Begin Data shown

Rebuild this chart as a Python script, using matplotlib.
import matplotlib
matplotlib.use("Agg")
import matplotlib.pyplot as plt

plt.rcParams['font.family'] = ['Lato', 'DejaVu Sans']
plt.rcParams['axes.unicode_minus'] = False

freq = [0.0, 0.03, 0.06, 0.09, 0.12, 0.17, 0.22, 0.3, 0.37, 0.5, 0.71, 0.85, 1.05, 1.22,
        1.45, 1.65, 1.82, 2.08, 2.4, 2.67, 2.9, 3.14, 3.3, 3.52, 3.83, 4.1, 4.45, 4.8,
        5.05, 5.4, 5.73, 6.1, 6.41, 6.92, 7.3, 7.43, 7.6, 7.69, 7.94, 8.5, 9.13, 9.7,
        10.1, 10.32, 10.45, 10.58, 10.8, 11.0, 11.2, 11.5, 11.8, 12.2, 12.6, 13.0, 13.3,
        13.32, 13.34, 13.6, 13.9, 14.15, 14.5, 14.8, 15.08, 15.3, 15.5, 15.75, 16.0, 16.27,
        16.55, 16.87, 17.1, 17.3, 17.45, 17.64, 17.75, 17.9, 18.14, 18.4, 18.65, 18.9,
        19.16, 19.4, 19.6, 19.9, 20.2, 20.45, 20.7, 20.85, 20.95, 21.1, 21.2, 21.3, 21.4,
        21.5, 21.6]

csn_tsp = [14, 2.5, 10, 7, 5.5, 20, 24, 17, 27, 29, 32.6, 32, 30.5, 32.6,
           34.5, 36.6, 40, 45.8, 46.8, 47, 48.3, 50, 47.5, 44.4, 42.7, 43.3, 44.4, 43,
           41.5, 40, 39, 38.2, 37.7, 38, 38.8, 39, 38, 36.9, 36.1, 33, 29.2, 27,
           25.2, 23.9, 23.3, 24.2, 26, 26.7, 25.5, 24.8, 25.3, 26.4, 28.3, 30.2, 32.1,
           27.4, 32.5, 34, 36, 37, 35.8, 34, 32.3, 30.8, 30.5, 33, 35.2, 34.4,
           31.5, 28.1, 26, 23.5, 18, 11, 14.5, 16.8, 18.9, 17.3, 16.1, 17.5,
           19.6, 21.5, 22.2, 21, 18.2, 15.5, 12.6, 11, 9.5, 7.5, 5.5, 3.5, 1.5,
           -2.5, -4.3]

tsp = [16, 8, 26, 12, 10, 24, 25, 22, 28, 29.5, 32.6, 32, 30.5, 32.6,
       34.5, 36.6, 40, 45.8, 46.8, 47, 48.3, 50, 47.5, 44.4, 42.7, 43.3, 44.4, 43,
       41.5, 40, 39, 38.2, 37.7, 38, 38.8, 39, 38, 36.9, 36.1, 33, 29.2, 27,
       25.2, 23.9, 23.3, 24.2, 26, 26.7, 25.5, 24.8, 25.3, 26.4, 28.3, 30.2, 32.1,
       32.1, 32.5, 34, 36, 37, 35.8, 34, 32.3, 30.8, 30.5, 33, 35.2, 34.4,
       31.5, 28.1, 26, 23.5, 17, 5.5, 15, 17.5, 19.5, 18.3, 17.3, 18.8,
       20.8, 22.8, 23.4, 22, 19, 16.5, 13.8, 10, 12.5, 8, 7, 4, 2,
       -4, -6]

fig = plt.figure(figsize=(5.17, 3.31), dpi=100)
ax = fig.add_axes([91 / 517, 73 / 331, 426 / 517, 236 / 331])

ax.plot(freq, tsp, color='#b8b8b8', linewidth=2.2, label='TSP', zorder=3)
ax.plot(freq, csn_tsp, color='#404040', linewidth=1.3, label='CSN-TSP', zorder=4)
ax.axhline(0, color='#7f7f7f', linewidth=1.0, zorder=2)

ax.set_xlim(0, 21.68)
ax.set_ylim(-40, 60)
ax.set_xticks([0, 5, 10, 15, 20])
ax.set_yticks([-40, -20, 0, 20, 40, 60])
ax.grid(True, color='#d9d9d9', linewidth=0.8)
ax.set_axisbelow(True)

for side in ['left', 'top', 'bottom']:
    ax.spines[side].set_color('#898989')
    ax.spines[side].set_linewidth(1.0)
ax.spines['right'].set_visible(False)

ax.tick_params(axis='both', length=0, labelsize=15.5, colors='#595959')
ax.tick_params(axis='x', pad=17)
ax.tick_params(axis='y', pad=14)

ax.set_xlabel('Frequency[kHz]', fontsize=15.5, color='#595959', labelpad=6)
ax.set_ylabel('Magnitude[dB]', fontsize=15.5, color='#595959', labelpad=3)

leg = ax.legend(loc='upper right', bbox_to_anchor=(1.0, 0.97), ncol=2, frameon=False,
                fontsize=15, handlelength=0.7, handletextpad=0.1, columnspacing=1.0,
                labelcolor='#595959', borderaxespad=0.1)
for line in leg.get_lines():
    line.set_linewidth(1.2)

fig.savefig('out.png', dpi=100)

End Data shown

**Your objective:** Word for word, reproduce the listing above from its start up to and including the line that has "plt.rcParams['axes.unicode_minus'] = False". Give only those lines.

**Task output:**
Rebuild this chart as a Python script, using matplotlib.
import matplotlib
matplotlib.use("Agg")
import matplotlib.pyplot as plt

plt.rcParams['font.family'] = ['Lato', 'DejaVu Sans']
plt.rcParams['axes.unicode_minus'] = False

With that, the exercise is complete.